Four years after the world's largest refugee crisis since World War II began at its doorstep, Europe finally seems to be changing its attitude toward Syrian refugees.
Since the start of the Syrian conflict in 2011, neighboring Lebanon, Jordan and Turkey have seen an influx of millions of refugees fleeing their conflict shattered homeland. While Europe has been quick to criticize any mismanagement of the situation by regional governments, it has remained negligent in accepting refugees to alleviate the crisis.
However, the growing number of tragic incidents reported widely in the international media surrounding refugees desperate attempts to reach Europe seem to have struck a chord with the European people. Now, both government leaders and grassroots movements are uniting to welcome Syrians with open arms.
This past Sunday, some 20,000 people marched through the streets of Vienna to criticize the ill treatment of refugees. They held banners saying "Refugees Welcome" and "I don't want Europe to become a mass grave" – a reference to the 71 dead refugees found in a truck earlier in the week.
Leaders of the protest accused the government of "political failure" and "inhumane treatment," according to The Guardian.
"We’ve had enough – enough of the deaths, the suffering and the persecution," said the archbishop of Vienna, Cardinal Christoph Schoenborn.
Following the news that Germany would accept 800,000 refugees this year, more than 10 times the number accepted last year, football fans raised signs in support of the decision. German club Borussia Dortmund even invited 220 refugees to one of its games.
Just a day before more than 1,000 refugees were set to arrive in Munich by train on Tuesday, local police announced on Twitter that they were overwhelmed by donations from local residents. They couldn't even accept further contributions because they had so much.
"We are overwhelmed by the many donations Munich people have made for the refugees at the main station.
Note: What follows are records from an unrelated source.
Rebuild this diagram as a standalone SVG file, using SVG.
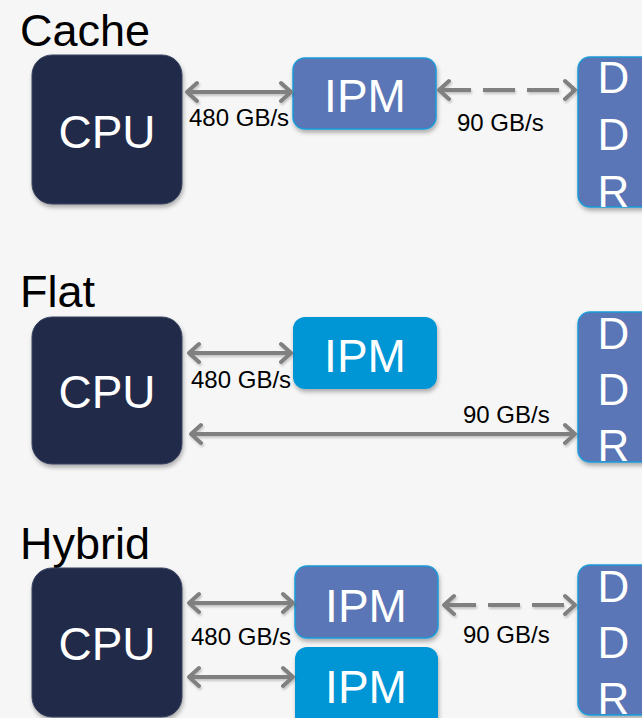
<svg xmlns="http://www.w3.org/2000/svg" width="642" height="718" viewBox="0 0 642 718">
  <style>
    .title { font-family: "Liberation Sans", Arial, sans-serif; font-size: 45px; fill: #000; }
    .big { font-family: "Liberation Sans", Arial, sans-serif; font-size: 46px; fill: #fff; text-anchor: middle; }
    .ddr { font-family: "Liberation Sans", Arial, sans-serif; font-size: 44px; fill: #fff; text-anchor: middle; }
    .lbl { font-family: "Liberation Sans", Arial, sans-serif; font-size: 24px; fill: #000; }
    .cpu { fill: #212c4a; stroke: #3a4560; stroke-width: 1; filter: url(#sh); }
    .ipmA { fill: #5a76b6; stroke: #1b9ad8; stroke-width: 1.5; filter: url(#sh); }
    .ipmB { fill: #0096d6; filter: url(#sh); }
    .ddrbox { fill: #5a76b6; stroke: #1b9ad8; stroke-width: 1.5; filter: url(#sh); }
    .arr { stroke: #808080; stroke-width: 4; fill: none; marker-start: url(#ah); marker-end: url(#ah); }
    .dash { stroke-dasharray: 32 12; }
  </style>
  <defs>
    <filter id="sh" x="-20%" y="-20%" width="140%" height="140%">
      <feDropShadow dx="1" dy="3" stdDeviation="2" flood-color="#000" flood-opacity="0.3"/>
    </filter>
    <filter id="ash" filterUnits="userSpaceOnUse" x="0" y="0" width="642" height="718">
      <feDropShadow dx="1" dy="2" stdDeviation="1.2" flood-color="#000" flood-opacity="0.2"/>
    </filter>
    <marker id="ah" markerUnits="userSpaceOnUse" viewBox="-14 -12 16 24" refX="0" refY="0" markerWidth="16" markerHeight="24" orient="auto-start-reverse">
      <path d="M -10 -9 L 0 0 L -10 9" fill="none" stroke="#808080" stroke-width="4" stroke-linecap="round" stroke-linejoin="round" stroke-dasharray="none"/>
    </marker>
    <clipPath id="c1"><rect x="578" y="57" width="80" height="150" rx="12"/></clipPath>
    <clipPath id="c2"><rect x="578" y="312" width="80" height="150" rx="12"/></clipPath>
    <clipPath id="c3"><rect x="578" y="565" width="80" height="150" rx="12"/></clipPath>
  </defs>
  <rect x="0" y="0" width="642" height="718" fill="#f6f6f6"/>

  <!-- Cache -->
  <text class="title" x="20" y="46">Cache</text>
  <g id="cache-cpu"><rect class="cpu" x="32" y="55" width="150" height="149" rx="20"/><text class="big" x="107" y="148">CPU</text></g>
  <g id="cache-ipm"><rect class="ipmA" x="293" y="58" width="143" height="71" rx="12"/><text class="big" x="365" y="112">IPM</text></g>
  <g id="cache-ddr"><rect class="ddrbox" x="578" y="57" width="80" height="150" rx="12"/>
    <g clip-path="url(#c1)"><text class="ddr" x="613.5" y="93">D</text><text class="ddr" x="613.5" y="150">D</text><text class="ddr" x="613.5" y="207">R</text></g></g>

  <!-- Flat -->
  <text class="title" x="20" y="307">Flat</text>
  <g id="flat-cpu"><rect class="cpu" x="32" y="317" width="150" height="147" rx="20"/><text class="big" x="107" y="408">CPU</text></g>
  <g id="flat-ipm"><rect class="ipmB" x="293" y="317" width="144" height="72" rx="12"/><text class="big" x="365" y="372">IPM</text></g>
  <g id="flat-ddr"><rect class="ddrbox" x="578" y="312" width="80" height="150" rx="12"/>
    <g clip-path="url(#c2)"><text class="ddr" x="613.5" y="349">D</text><text class="ddr" x="613.5" y="405">D</text><text class="ddr" x="613.5" y="461">R</text></g></g>

  <!-- Hybrid -->
  <text class="title" x="20" y="559">Hybrid</text>
  <g id="hybrid-cpu"><rect class="cpu" x="32" y="568" width="150" height="149" rx="20"/><text class="big" x="107" y="660">CPU</text></g>
  <g id="hybrid-ipm1"><rect class="ipmA" x="295" y="566" width="143" height="72" rx="12"/><text class="big" x="366" y="622">IPM</text></g>
  <g id="hybrid-ipm2"><rect class="ipmB" x="295" y="647" width="143" height="82" rx="12"/><text class="big" x="366" y="703">IPM</text></g>
  <g id="hybrid-ddr"><rect class="ddrbox" x="578" y="565" width="80" height="150" rx="12"/>
    <g clip-path="url(#c3)"><text class="ddr" x="613.5" y="602">D</text><text class="ddr" x="613.5" y="658">D</text><text class="ddr" x="613.5" y="714">R</text></g></g>

  <!-- Connectors -->
  <g id="connectors" filter="url(#ash)">
    <line class="arr" x1="187" y1="92" x2="291" y2="92"/>
    <line class="arr dash" x1="439" y1="90" x2="575" y2="90"/>
    <line class="arr" x1="189" y1="353" x2="291" y2="353"/>
    <line class="arr" x1="191" y1="434" x2="575" y2="434"/>
    <line class="arr" x1="189" y1="603" x2="293" y2="603"/>
    <line class="arr" x1="189" y1="677" x2="293" y2="677"/>
    <line class="arr dash" x1="444" y1="605" x2="575" y2="605"/>
  </g>

  <!-- Labels -->
  <g id="labels">
    <text class="lbl" x="189" y="126">480 GB/s</text>
    <text class="lbl" x="457" y="131">90 GB/s</text>
    <text class="lbl" x="191" y="388">480 GB/s</text>
    <text class="lbl" x="463" y="423">90 GB/s</text>
    <text class="lbl" x="191" y="645">480 GB/s</text>
    <text class="lbl" x="463" y="643">90 GB/s</text>
  </g>
</svg>
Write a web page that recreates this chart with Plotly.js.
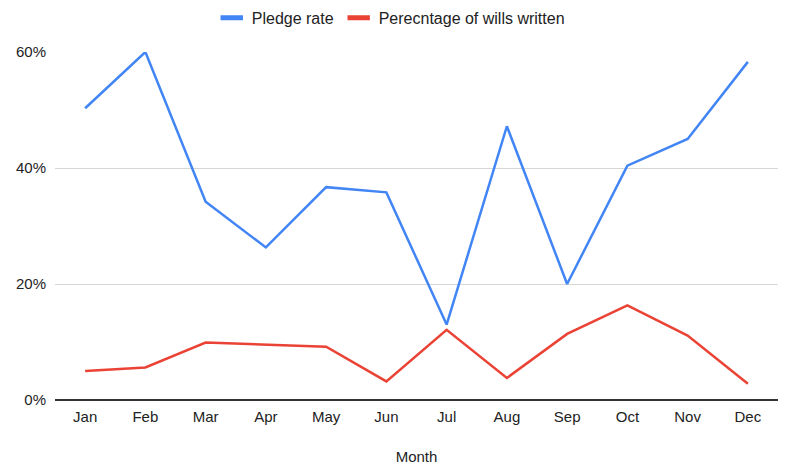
<!DOCTYPE html>
<html>
<head>
<meta charset="utf-8">
<script src="https://cdn.plot.ly/plotly-3.0.1.min.js"></script>
<style>
  html, body { margin: 0; padding: 0; background: #fff; }
  #chart { width: 791px; height: 465px; }
</style>
</head>
<body>
<div id="chart"></div>
<script>
// Monthly pledge rate and share of wills written
const months = ["Jan", "Feb", "Mar", "Apr", "May", "Jun", "Jul", "Aug", "Sep", "Oct", "Nov", "Dec"];
const pledgeRate = [0.503, 0.600, 0.342, 0.263, 0.367, 0.358, 0.130, 0.472, 0.200, 0.404, 0.450, 0.583];
const willsWritten = [0.050, 0.056, 0.099, 0.095, 0.092, 0.032, 0.121, 0.038, 0.114, 0.163, 0.111, 0.028];
const yTicks = [0, 0.2, 0.4, 0.6];

const series = [
  { name: "Pledge rate", values: pledgeRate, color: "#4285F4" },
  { name: "Perecntage of wills written", values: willsWritten, color: "#EA4335" }
];

const traces = [];
// Data lines (legend entries are drawn separately as short thick bars)
series.forEach(s => {
  traces.push({
    x: months, y: s.values, name: s.name, legendgroup: s.name,
    type: "scatter", mode: "lines", showlegend: false,
    line: { color: s.color, width: 2.5 }
  });
});
// Legend-only entries with a bar-shaped swatch
series.forEach(s => {
  traces.push({
    x: [null], y: [null], name: s.name, legendgroup: s.name,
    type: "scatter", mode: "markers", showlegend: true,
    marker: { symbol: "line-ew", size: 16, color: s.color,
              line: { color: s.color, width: 5 } }
  });
});

const layout = {
  width: 791, height: 465,
  margin: { l: 55, r: 13, t: 52, b: 65 },
  paper_bgcolor: "#fff", plot_bgcolor: "#fff",
  font: { family: "Liberation Sans, Arial, sans-serif", size: 15, color: "#222" },
  showlegend: true,
  legend: {
    orientation: "h", xref: "container", yref: "container",
    x: 0.494, xanchor: "center", y: 0.998, yanchor: "top",
    font: { size: 16, color: "#222" }, itemwidth: 30
  },
  xaxis: {
    type: "category", range: [-0.5, 11.5],
    showgrid: false, zeroline: false,
    showline: false, ticks: "", ticklen: 0, ticklabelstandoff: 6,
    tickfont: { size: 15, color: "#222" },
    title: { text: "Month", font: { size: 15, color: "#222" }, standoff: 30 }
  },
  yaxis: {
    range: [0, 0.6], tickvals: yTicks, tickformat: ".0%",
    showgrid: true, gridcolor: "#d6d6d6", gridwidth: 1,
    zeroline: true, zerolinecolor: "#333", zerolinewidth: 1.5,
    showline: false, ticks: "", ticklabelstandoff: 8,
    tickfont: { size: 15, color: "#222" }
  }
};

Plotly.newPlot("chart", traces, layout, { displayModeBar: false, staticPlot: true });
</script>
</body>
</html>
Please don't bring any more things" (Translation according to "The Local")
Thousands also gathered in Dresden chanting, "Say it loud, say it clear, refugees are welcome here," according to Quartz. Germany's Chancellor Angela Merkel has also begun urging other European countries to accept larger numbers of refugees.
After a Facebook group was started by author Bryndis Bjorgvinsdottir, more than 11,000 people in Iceland responded by saying they were personally willing to host refugees in their homes.
Bjorgvinsdottir started the group as an open letter to the country's welfare minister, writing that she wanted to show the level of public support for refugees.
She went on to write eloquently, "They are our future spouses, best friends, the next soul mate, a drummer for our children’s band, the next colleague, Miss Iceland in 2022, the carpenter who finally finishes the bathroom, the cook in the cafeteria, a fireman and television host. . . . People of whom we'll never be able to say in the future: 'Your life is worth less than my life,'" according to The Independent.
Of course, even with these positive showings of support, millions of Syrians and other refugees around the world remain displaced. Many European countries continue to promote xenophobic policies, forgetting that just a few decades ago their continent was overrun with conflict and refugees as well.
But let us hope these recent signs of acceptance will take root and spread themselves across the entire continent.